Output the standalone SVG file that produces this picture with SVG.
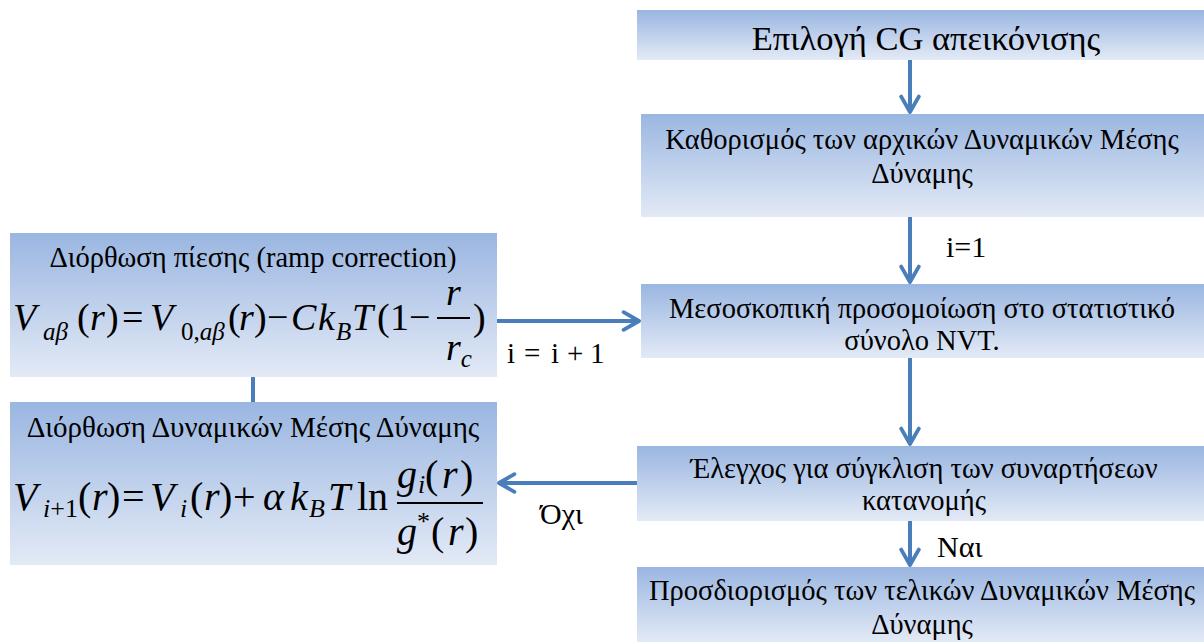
<svg xmlns="http://www.w3.org/2000/svg" width="1204" height="642" viewBox="0 0 1204 642">
<defs>
<linearGradient id="g" x1="0" y1="0" x2="0" y2="1">
<stop offset="0" stop-color="#9ab6e1"/>
<stop offset="1" stop-color="#e3eaf6"/>
</linearGradient>
<marker id="ah" viewBox="0 0 20 20" refX="17" refY="10" markerWidth="5.5" markerHeight="5.5" markerUnits="strokeWidth" orient="auto">
<path d="M3,2 L17,10 L3,18" fill="none" stroke="#4a7ebb" stroke-width="3.5" stroke-linecap="round" stroke-linejoin="round"/>
</marker>
<style>
.box{fill:url(#g);}
.t{font-family:"Liberation Serif","Times New Roman",serif;fill:#000;text-anchor:middle;font-size:28.5px;}
.m{font-family:"Liberation Serif","Times New Roman",serif;fill:#000;}
.i{font-style:italic;}
.c{stroke:#4a7ebb;stroke-width:4;fill:none;}
</style>
</defs>
<rect width="1204" height="642" fill="#ffffff"/>

<g id="connectors">
<line class="c" x1="910" y1="60" x2="910" y2="112" marker-end="url(#ah)"/>
<line class="c" x1="910" y1="217" x2="910" y2="282" marker-end="url(#ah)"/>
<line class="c" x1="910" y1="358" x2="910" y2="444" marker-end="url(#ah)"/>
<line class="c" x1="910" y1="521" x2="910" y2="565" marker-end="url(#ah)"/>
<line class="c" x1="497" y1="321" x2="639" y2="321" marker-end="url(#ah)"/>
<line class="c" x1="637" y1="483" x2="499" y2="483" marker-end="url(#ah)"/>
<line class="c" x1="253" y1="377" x2="253" y2="402"/>
<text class="m" x="946" y="257" font-size="30">i=1</text>
<text class="m" x="937" y="557" font-size="30">Ναι</text>
<text class="m" font-size="29"><tspan x="507" y="363">i</tspan><tspan x="524">=</tspan><tspan x="551">i</tspan><tspan x="567">+</tspan><tspan x="590">1</tspan></text>
<text class="m" x="540" y="524" font-size="30">Όχι</text>
</g>

<g id="n1">
<rect class="box" x="637" y="10" width="567" height="50"/>
<text class="t" x="926" y="50" style="font-size:34.5px">Επιλογή CG απεικόνισης</text>
</g>

<g id="n2">
<rect class="box" x="641" y="114" width="563" height="103"/>
<text class="t" x="922" y="149">Καθορισμός των αρχικών Δυναμικών Μέσης</text>
<text class="t" x="922" y="183">Δύναμης</text>
</g>

<g id="n3">
<rect class="box" x="641" y="284" width="563" height="74"/>
<text class="t" x="922" y="318">Μεσοσκοπική προσομοίωση στο στατιστικό</text>
<text class="t" x="922" y="350">σύνολο NVT.</text>
</g>

<g id="n4">
<rect class="box" x="637" y="446" width="567" height="75"/>
<text class="t" x="924" y="478">Έλεγχος για σύγκλιση των συναρτήσεων</text>
<text class="t" x="924" y="510">κατανομής</text>
</g>

<g id="n5">
<rect class="box" x="637" y="567" width="567" height="75"/>
<text class="t" x="922" y="600">Προσδιορισμός των τελικών Δυναμικών Μέσης</text>
<text class="t" x="922" y="634">Δύναμης</text>
</g>

<g id="nA">
<rect class="box" x="10" y="233" width="487" height="144"/>
<text class="t" x="253" y="267">Διόρθωση πίεσης (ramp correction)</text>
<text class="m" font-size="38">
<tspan class="i" x="13" y="330">V</tspan>
<tspan class="i" x="43" y="340" font-size="25">aβ</tspan>
<tspan x="77" y="330">(</tspan><tspan class="i" x="90">r</tspan><tspan x="106">)</tspan>
<tspan x="122">=</tspan>
<tspan class="i" x="150">V</tspan>
<tspan x="181" y="340" font-size="25">0,</tspan><tspan class="i" font-size="25" y="340">aβ</tspan>
<tspan x="228" y="330">(</tspan><tspan class="i" x="239">r</tspan><tspan x="254">)</tspan>
<tspan x="267">−</tspan>
<tspan class="i" x="291">C</tspan>
<tspan class="i" x="318">k</tspan>
<tspan class="i" x="336" y="340" font-size="25">B</tspan>
<tspan class="i" x="352" y="330">T</tspan>
<tspan x="377">(</tspan><tspan x="390">1</tspan>
<tspan x="409">−</tspan>
<tspan class="i" x="446" y="305">r</tspan>
<tspan class="i" x="446" y="360">r</tspan><tspan class="i" font-size="25" y="367">c</tspan>
<tspan x="473" y="330">)</tspan>
</text>
<line x1="437" y1="318" x2="470" y2="318" stroke="#000" stroke-width="2"/>
</g>

<g id="nB">
<rect class="box" x="10" y="402" width="487" height="163"/>
<text class="t" x="253" y="437" style="font-size:29px">Διόρθωση Δυναμικών Μέσης Δύναμης</text>
<text class="m" font-size="40">
<tspan class="i" x="13" y="510">V</tspan>
<tspan class="i" x="43" y="517" font-size="26">i</tspan><tspan font-size="26">+1</tspan>
<tspan x="78" y="510">(</tspan><tspan class="i" x="92">r</tspan><tspan x="107">)</tspan>
<tspan x="122">=</tspan>
<tspan class="i" x="150">V</tspan>
<tspan class="i" x="180" y="517" font-size="26">i</tspan>
<tspan x="190" y="510">(</tspan><tspan class="i" x="204">r</tspan><tspan x="219">)</tspan>
<tspan x="233">+</tspan>
<tspan class="i" x="263">α</tspan>
<tspan class="i" x="290">k</tspan>
<tspan class="i" x="309" y="517" font-size="26">B</tspan>
<tspan class="i" x="328" y="510">T</tspan>
<tspan x="357">ln</tspan>
<tspan class="i" x="397" y="488">g</tspan><tspan class="i" x="418" y="493" font-size="26">i</tspan><tspan x="425" y="488">(</tspan><tspan class="i" x="442">r</tspan><tspan x="460">)</tspan>
<tspan class="i" x="397" y="545">g</tspan><tspan x="417" y="530" font-size="26">*</tspan><tspan x="431" y="545">(</tspan><tspan class="i" x="448">r</tspan><tspan x="465">)</tspan>
</text>
<line x1="397" y1="503" x2="483" y2="503" stroke="#000" stroke-width="2"/>
</g>
</svg>
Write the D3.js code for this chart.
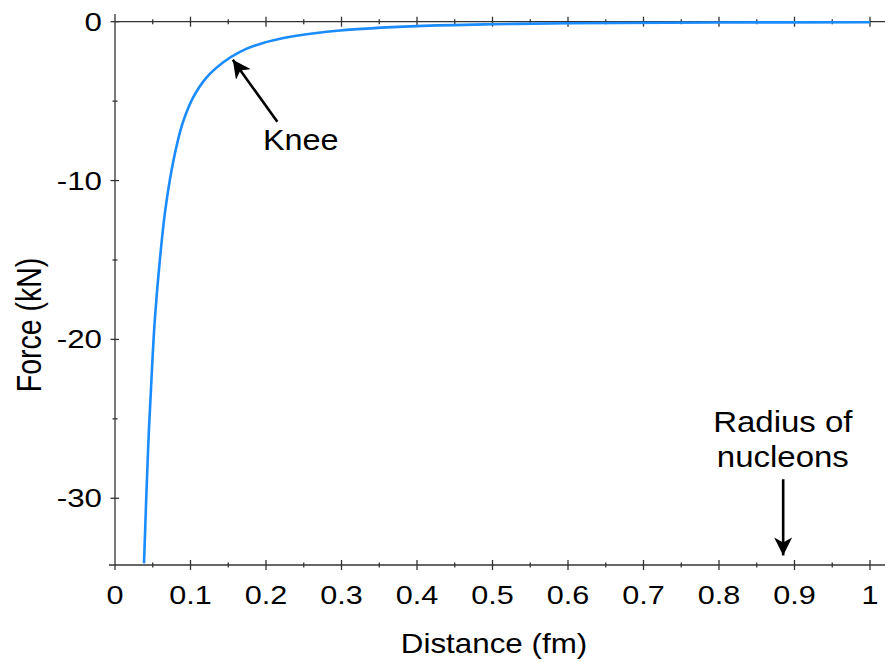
<!DOCTYPE html>
<html>
<head>
<meta charset="utf-8">
<script src="https://cdn.jsdelivr.net/npm/d3@7"></script>
<style>
  html, body { margin: 0; padding: 0; background: #fff; }
  text { font-family: 'Liberation Sans', Arial, sans-serif; fill: #000; }
</style>
</head>
<body>
<div id="chart"></div>
<script>
// values
const distance = [0.0384, 0.0441, 0.0499, 0.053, 0.0596, 0.0662, 0.0751, 0.0839, 0.0905,
  0.1037, 0.1214, 0.1435, 0.1656, 0.192, 0.236, 0.298, 0.4, 0.5, 0.6, 0.8, 1.0];
const force = [-34.1, -26.6, -21.0, -18.6, -14.9, -12.0, -9.3, -7.35, -6.25,
  -4.75, -3.5, -2.55, -1.9, -1.4, -0.92, -0.55, -0.28, -0.16, -0.1, -0.05, -0.03];

const xTicks = [0, 0.1, 0.2, 0.3, 0.4, 0.5, 0.6, 0.7, 0.8, 0.9, 1];
const xMinor = [0.05, 0.15, 0.25, 0.35, 0.45, 0.55, 0.65, 0.75, 0.85, 0.95];
const yTicks = [0, -10, -20, -30];
const yMinor = [-5, -15, -25];

// annotations, in data units
const knee = { tip: [0.156, -2.4], tail: [0.215, -6.3], label: [0.246, -8.1], text: 'Knee' };
const radius = { tip: [0.885, -33.6], tail: [0.885, -28.8], lines: ['Radius of', 'nucleons'], labelY: [-25.8, -28.0] };

const makePlot = () => {
  const width = 885;
  const height = 662;

  const svg = d3.select('#chart').append('svg')
    .attr('width', width)
    .attr('height', height)
    .style('display', 'block');

  svg.append('rect').attr('width', width).attr('height', height).attr('fill', '#fff');

  const x = d3.scaleLinear().domain([0, 1]).range([115, 870]);
  const y = d3.scaleLinear().domain([-34.2, 0]).range([565, 21.7]);

  const axisColor = '#333';
  const axes = svg.append('g').attr('stroke', axisColor).attr('stroke-width', 1.3);

  // bottom axis
  axes.append('line').attr('x1', 109).attr('x2', width).attr('y1', y(-34.2)).attr('y2', y(-34.2));
  // zero line along the top
  axes.append('line').attr('x1', x(0)).attr('x2', width).attr('y1', y(0)).attr('y2', y(0));
  // vertical axis
  axes.append('line').attr('x1', x(0)).attr('x2', x(0)).attr('y1', 14).attr('y2', 570);

  [y(-34.2), y(0)].forEach((yy) => {
    axes.selectAll(null).data(xTicks.slice(1)).enter().append('line')
      .attr('x1', (d) => x(d)).attr('x2', (d) => x(d))
      .attr('y1', yy - 5).attr('y2', yy + 5);
    axes.selectAll(null).data(xMinor).enter().append('line')
      .attr('x1', (d) => x(d)).attr('x2', (d) => x(d))
      .attr('y1', yy - 2.5).attr('y2', yy + 2.5);
  });

  axes.selectAll(null).data(yTicks).enter().append('line')
    .attr('x1', x(0) - 4.5).attr('x2', x(0) + 4)
    .attr('y1', (d) => y(d)).attr('y2', (d) => y(d));
  axes.selectAll(null).data(yMinor).enter().append('line')
    .attr('x1', x(0) - 2.5).attr('x2', x(0) + 2.5)
    .attr('y1', (d) => y(d)).attr('y2', (d) => y(d));

  // tick labels
  svg.selectAll(null).data(xTicks).enter().append('text')
    .attr('transform', (d) => `translate(${x(d)},604) scale(1.2,1)`)
    .attr('text-anchor', 'middle')
    .style('font-size', '25.5px')
    .text((d) => d3.format('')(d));

  svg.selectAll(null).data(yTicks).enter().append('text')
    .attr('transform', (d) => `translate(102,${y(d) + 9}) scale(1.25,1)`)
    .attr('text-anchor', 'end')
    .style('font-size', '25px')
    .text((d) => d);

  // axis titles
  svg.append('text')
    .attr('transform', 'translate(494,653) scale(1.12,1)')
    .attr('text-anchor', 'middle')
    .style('font-size', '28px')
    .text('Distance (fm)');

  svg.append('text')
    .attr('transform', 'translate(41,325) rotate(-90) scale(1,1.2)')
    .attr('text-anchor', 'middle')
    .style('font-size', '28.5px')
    .text('Force (kN)');

  // curve
  const line = d3.line()
    .x((d, i) => x(distance[i]))
    .y((d) => y(d))
    .curve(d3.curveCatmullRom.alpha(0.5));

  svg.append('path')
    .datum(force)
    .attr('d', line)
    .attr('fill', 'none')
    .attr('stroke', '#1a8cff')
    .attr('stroke-width', 2.6);

  // arrows
  const defs = svg.append('defs');
  defs.append('marker')
    .attr('id', 'head')
    .attr('viewBox', '0 0 18 18')
    .attr('refX', 18)
    .attr('refY', 9)
    .attr('markerWidth', 18)
    .attr('markerHeight', 18)
    .attr('markerUnits', 'userSpaceOnUse')
    .attr('orient', 'auto')
    .append('path')
    .attr('d', 'M0,0 L18,9 L0,18 L5,9 Z')
    .attr('fill', '#000');

  const arrows = svg.append('g').attr('stroke', '#000').attr('stroke-width', 2.6);
  [knee, radius].forEach((a) => {
    arrows.append('line')
      .attr('x1', x(a.tail[0])).attr('y1', y(a.tail[1]))
      .attr('x2', x(a.tip[0])).attr('y2', y(a.tip[1]))
      .attr('marker-end', 'url(#head)');
  });

  svg.append('text')
    .attr('transform', `translate(${x(knee.label[0])},${y(knee.label[1])}) scale(1.08,1)`)
    .attr('text-anchor', 'middle')
    .style('font-size', '30px')
    .text(knee.text);

  radius.lines.forEach((t, i) => {
    svg.append('text')
      .attr('transform', `translate(${x(0.8845)},${y(radius.labelY[i])}) scale(1.1,1)`)
      .attr('text-anchor', 'middle')
      .style('font-size', '30px')
      .text(t);
  });
};

makePlot();
</script>
</body>
</html>
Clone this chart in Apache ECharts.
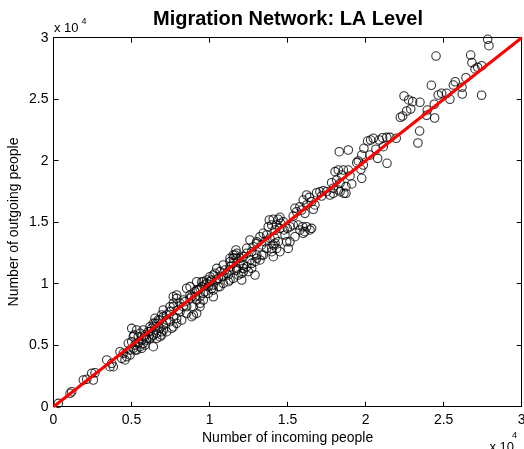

- - - - -

What the exercise asks: Look through the material and copy each line that has "chart".

Solution below:
Write the D3.js code for this chart.
<div id="chart"></div>
  const svg = d3.select('#chart').append('svg')
Clone this chart in Apache ECharts.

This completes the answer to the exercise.